Seydou Guèye, joint par TV5MONDE, ministre et porte-parole de la présidence plaide lui pour le respect de l'État de droit et de la loi. "Le Conseil constitutionnel a invalidé de manière souveraine la liste des titulaires Yewwi Askan Wi pour non respect de la parité. Ce n'est pas le gouvernement qui a décidé de cela. C'est le Conseil constitutionnel. Nous sommes une République, une démocratie avec des règles et un État de droit. On ne peut pas décider des régles en fonction de ces intérêts. Je rappelle que la liste qui soutient le président, Benno Bokk Yaakkar, a également vu sa liste de suppléants invalidée par le conseil constitutionnel pour aussi des questions de parité hommes-femmes. C'est bien la preuve que ce n'est pas le pouvoir qui décide de la validation des listes électorales", avance le ministre et porte-parole de la présidence.
Les Sénégalais élisent leur 150 députés selon un mode qui panache scrutin proportionnel avec des listes nationales pour 53 parlementaires, et scrutin majoritaire dans les départements pour 97 autres. La diaspora élit 15 députés.Pour le scrutin proportionnel, les organisations présentent une liste de titulaires et une liste de suppléants.
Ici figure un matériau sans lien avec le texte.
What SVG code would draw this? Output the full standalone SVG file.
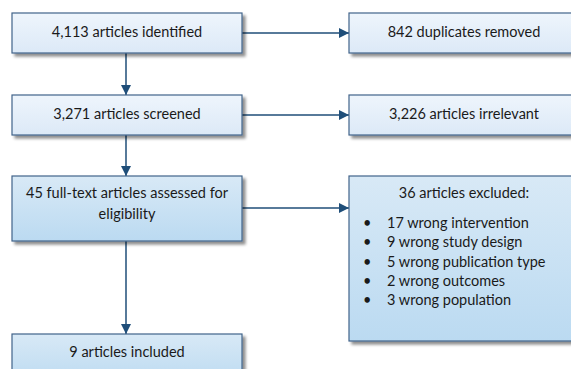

L'opposition sera t-elle présente pour ces élections législatives ? "L'opposition sera bien présente aux scrutin départementaux et aussi nationaux. Pour les listes nationales, on trouve 8 listes d'opposition. Dire que l'opposition n'est pas présente est faux. Le Sénégal est une démocratie. Nous ne somme pas rentrés dans un processus de "dégénérescence démocratique". Un code électoral a été mis en place. Il a été le fruit d'un dialogue consensuel qui a duré 16 mois entre le pouvoir, l'opposition et la société civile. On ne peut pas accepter un changement des règles", estime Seydou Guèye ministre et porte-parole de la présidence. L'autre grande coalition de l'opposition, l'AAR, a vu ses listes nationales validées
Les autorités reprochent à la liste d'Ousmane l'inégibilité d'une de ses candidates, figurant par inadvertance à la fois parmi les titulaires et les suppléants. Les juges constitutionnels ont confirmé ces décisions en rejetant les recours introduits contre elles.
En ce qui concerne l'interdiction de manifestation le ministre et porte parole de la présidence Seydou Guèye estime qu'il "fallait protéger les personnes et les biens face au discours séditieux d'Ousmane Sonko".